8. Angular Momentum and Conservation

Angular Momentum (L)

Angular momentum is the rotational analogue of linear momentum. It is a measure of the amount of rotation an object has, taking into account its mass, shape, and speed.

• Definition: L = I omega

  where I is the moment of inertia and omega is the angular velocity. Units: kg m²/s or J s.

  For a single particle, angular momentum about a point is L = r x p = r x (mv), where r is the position vector from the point to the particle, and p is its linear momentum.

Conservation of Angular Momentum

One of the most fundamental principles in physics, the conservation of angular momentum states that if there is no external torque acting on a system, the total angular momentum of that system remains constant.

• Condition: If no external torque, L = constant.

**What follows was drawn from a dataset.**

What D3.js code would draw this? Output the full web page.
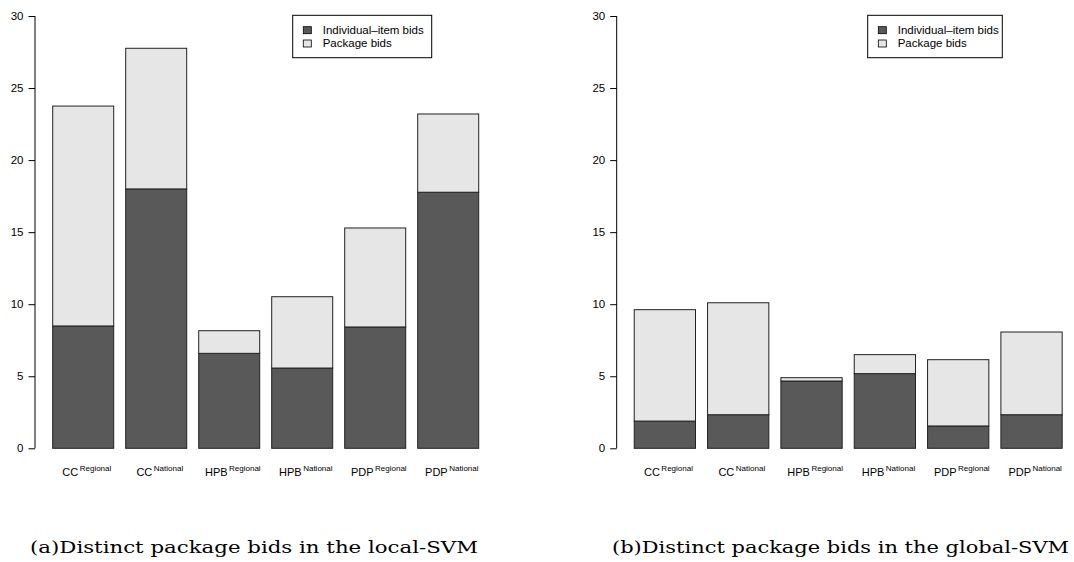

  This implies that I_1 omega_1 = I_2 omega_2, where I_1 and omega_1 are the initial moment of inertia and angular velocity, and I_2 and omega_2 are the final values.

• Applications:
  • Ice Skater Spinning: When an ice skater pulls her arms and legs inward while spinning, she decreases her moment of inertia (I). Since angular momentum L = I omega must be conserved, her angular velocity (omega) increases dramatically, causing her to spin faster.
  • Neutron Star Formation: When a massive star collapses to form a neutron star, its radius (and thus its moment of inertia) decreases drastically. To conserve angular momentum, the neutron star spins at an incredibly high angular velocity, often making hundreds of rotations per second.
  • Planetary Orbits: For a planet orbiting the sun, the angular momentum of the planet-sun system is conserved. As a planet gets closer to the sun (smaller r, thus smaller I), its orbital speed increases to maintain constant angular momentum.

Example: An ice skater has an initial moment of inertia of 4 kg m² and spins at 2 rad/s. When she pulls in her arms, her moment of inertia decreases to 1 kg m². What is her new angular velocity? By conservation of angular momentum: I_1 omega_1 = I_2 omega_2. (4 kg m²)(2 rad/s) = (1 kg m²) omega_2. 8 kg m²/s = (1 kg m²) omega_2. omega_2 = 8 rad/s. Her angular velocity increases fourfold.